South Africa’s Treasury intends using 11 pilot projects that it instituted to track climate change-related expenditure as a starting point to determine how to incorporate environmental factors and objectives into the national budget.
The so-called climate-budget tagging pilot projects, which began last year and are due to be completed next month, “will help improve future spending on mitigation and adaptation measures,” and strengthen cooperation between spheres of government when it comes to responding to climate change, the Treasury said in response to emailed questions.
South Africa, the world’s 13th-biggest emitter of greenhouse gases, has set a target for net zero carbon emissions by 2050 as climate risks build.
The eastern KwaZulu-Natal province suffered the worst flooding in almost three decades during a severe storm in April, and scientists collaborating under the World Weather Attribution initiative have warned that heavy rainfall can be expected to occur more regularly due to global warming caused by greenhouse-gas emissions.
Africa’s most-industrialised economy, which relies on coal for more than 80% of its electricity, needs to spend $250 billion over the next three decades closing down its coal-fired power plants and replacing them with green energy, according to a study by the Blended Finance Taskforce and the Centre for Sustainability Transitions at Stellenbosch University.
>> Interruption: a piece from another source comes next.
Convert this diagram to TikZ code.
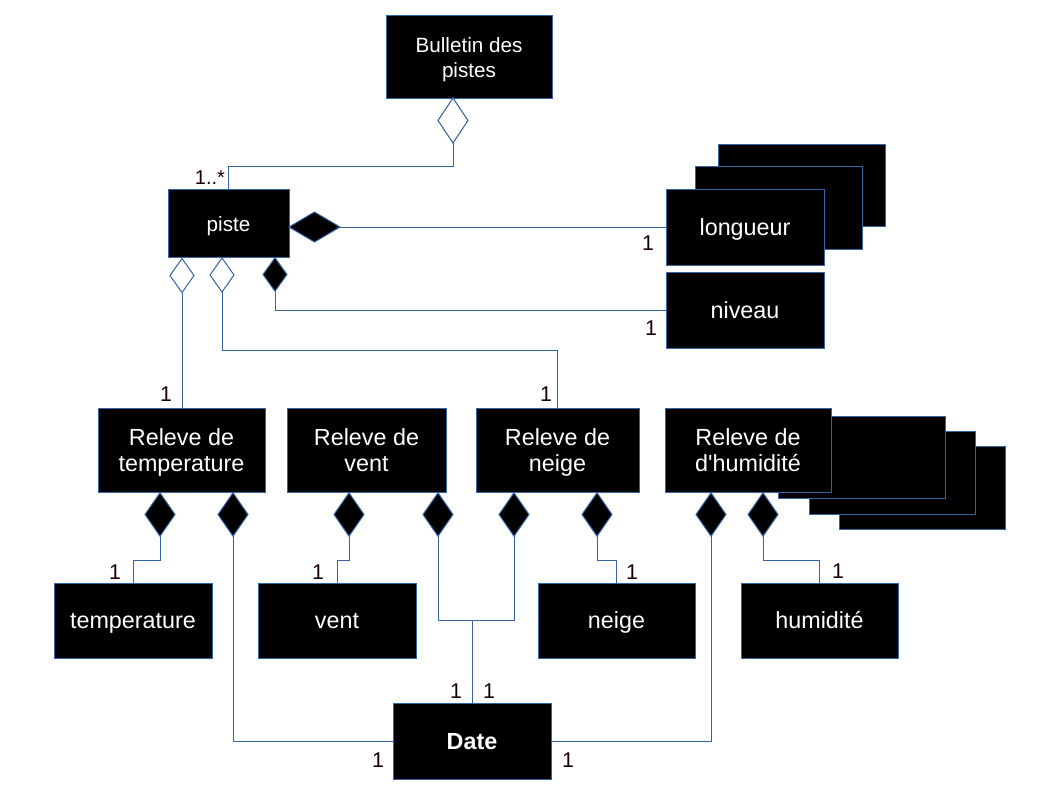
\documentclass[tikz,border=0pt]{standalone}
\usepackage{fontspec}
\setmainfont{Liberation Sans}
\usetikzlibrary{shapes.geometric}
\definecolor{lnblue}{RGB}{52,101,164}
\newcommand\tstrut{\rule{0pt}{18pt}}
\tikzset{
  box/.style={draw=lnblue, line width=0.75pt, fill=black, text=white, inner sep=0pt, outer sep=0pt, align=center, font=\fontsize{17.5}{19.5}\selectfont},
  smallbox/.style={box, font=\fontsize{15.5}{18.75}\selectfont},
  rect/.style n args={4}{minimum width={(#3-#1)*0.75pt}, minimum height={(#4-#2)*0.75pt}, at={({(#1+#3)/2},{(#2+#4)/2})}},
  dia/.style={diamond, draw=lnblue, line width=0.75pt, inner sep=0pt, outer sep=0pt},
  hol/.style={dia, fill=white},
  ful/.style={dia, fill=black},
  vd/.style={minimum width=22.5pt, minimum height=32.5pt},
  conn/.style={draw=lnblue, line width=0.75pt},
  lbl/.style={font=\fontsize{16}{18}\selectfont, inner sep=0pt, text=black!90!red}
}
\begin{document}
\begin{tikzpicture}[x=0.75pt, y=-0.75pt]
\useasboundingbox[fill=white] (0,0) rectangle (1058,794);

% boxes
\node[smallbox, rect={386}{15}{552}{98}] (bull) {\tstrut Bulletin des\\pistes\strut};
\node[smallbox, rect={168}{189}{289}{257}] (piste) {\tstrut piste\strut};
\node[box, rect={718}{144}{885}{226}] (lonC) {};
\node[box, rect={695}{166}{862}{249}] (lonB) {};
\node[box, rect={666}{189}{824}{265}] (lon) {\tstrut longueur\strut};
\node[box, rect={666}{272}{824}{348}] (niv) {\tstrut niveau\strut};

\node[box, rect={98}{408}{265}{492}] (rT) {\tstrut Releve de\\temperature\strut};
\node[box, rect={287}{408}{446}{492}] (rV) {\tstrut Releve de\\vent\strut};
\node[box, rect={476}{408}{639}{492}] (rN) {\tstrut Releve de\\neige\strut};
\node[box, rect={839}{446}{1005}{529}] (hC) {};
\node[box, rect={809}{431}{975}{514}] (hB) {};
\node[box, rect={778}{416}{945}{498}] (hA) {};
\node[box, rect={665}{408}{831}{492}] (rH) {\tstrut Releve de\\d\textquotesingle humidité\strut};

\node[box, rect={54}{583}{212}{658}] (tmp) {\tstrut temperature\strut};
\node[box, rect={258}{583}{416}{658}] (vnt) {\tstrut vent\strut};
\node[box, rect={538}{583}{695}{658}] (nge) {\tstrut neige\strut};
\node[box, rect={741}{583}{898}{658}] (hum) {\tstrut humidité\strut};
\node[box, rect={393}{703}{551}{779}, font=\fontsize{17.5}{19.5}\selectfont\bfseries] (date) {\tstrut Date\strut};

% diamonds
\node[hol, minimum width=22.5pt, minimum height=33.75pt] (dB) at (453,120.5) {};
\node[ful, minimum width=38.25pt, minimum height=22.5pt] (dPR) at (314.5,227) {};
\node[hol, minimum width=18pt, minimum height=25.5pt] (dP1) at (182,275.5) {};
\node[hol, minimum width=18pt, minimum height=25.5pt] (dP2) at (222,275) {};
\node[ful, minimum width=18pt, minimum height=25pt] (dP3) at (275,274.5) {};

\node[ful, vd] (dT1) at (160,514.5) {};
\node[ful, vd] (dT2) at (233,514.5) {};
\node[ful, vd] (dV1) at (349,514.5) {};
\node[ful, vd] (dV2) at (438,514.5) {};
\node[ful, vd] (dN1) at (514,514.5) {};
\node[ful, vd] (dN2) at (597,514.5) {};
\node[ful, vd] (dH1) at (711,514.5) {};
\node[ful, vd] (dH2) at (763,514.5) {};

% connectors
\draw[conn] (dB.south) -- (dB.south |- 0,166) -| (piste.north);
\draw[conn] (dPR.east) -- (lon.west);
\draw[conn] (dP1.south) -- (dP1.south |- rT.north);
\draw[conn] (dP2.south) -- (dP2.south |- 0,350) -| (rN.north);
\draw[conn] (dP3.south) |- (niv.west);

\draw[conn] (dT1.south) -- (dT1.south |- 0,560) -| (tmp.north);
\draw[conn] (dT2.south) |- (date.west);
\draw[conn] (dV1.south) -- (dV1.south |- 0,560) -| (vnt.north);
\draw[conn] (dV2.south) -- (dV2.south |- 0,620) -- (dN1.south |- 0,620) -- (dN1.south);
\draw[conn] (date.north) -- (date.north |- 0,620);
\draw[conn] (dN2.south) -- (dN2.south |- 0,560) -| (nge.north);
\draw[conn] (dH1.south) |- (date.east);
\draw[conn] (dH2.south) -- (dH2.south |- 0,560) -| (hum.north);

% labels
\node[lbl, font=\fontsize{15}{17}\selectfont] (l0) at (210,178) {1..*};
\node[lbl] (l1) at (648,243) {1};
\node[lbl] (l2) at (651,328) {1};
\node[lbl] (l3) at (166,394) {1};
\node[lbl] (l4) at (546,394) {1};
\node[lbl] (l5) at (115,572) {1};
\node[lbl] (l6) at (318,572) {1};
\node[lbl] (l7) at (632,572) {1};
\node[lbl] (l8) at (838,571) {1};
\node[lbl] (l9) at (456,691) {1};
\node[lbl] (l10) at (489,691) {1};
\node[lbl] (l11) at (378,760) {1};
\node[lbl] (l12) at (568,760) {1};
\end{tikzpicture}
\end{document}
While it’s premature to outline how a transition to cleaner energy will impact on the budget, “there are clear opportunities to integrate climate change into infrastructure investments and thus leverage fiscal resources and mobilise blended finance, create jobs and ensure more resilient, sustainable and productive cities,” the Treasury said.
It has already begun working with metropolitan councils to ensure climate resilience is factored into the development and financing of infrastructure projects.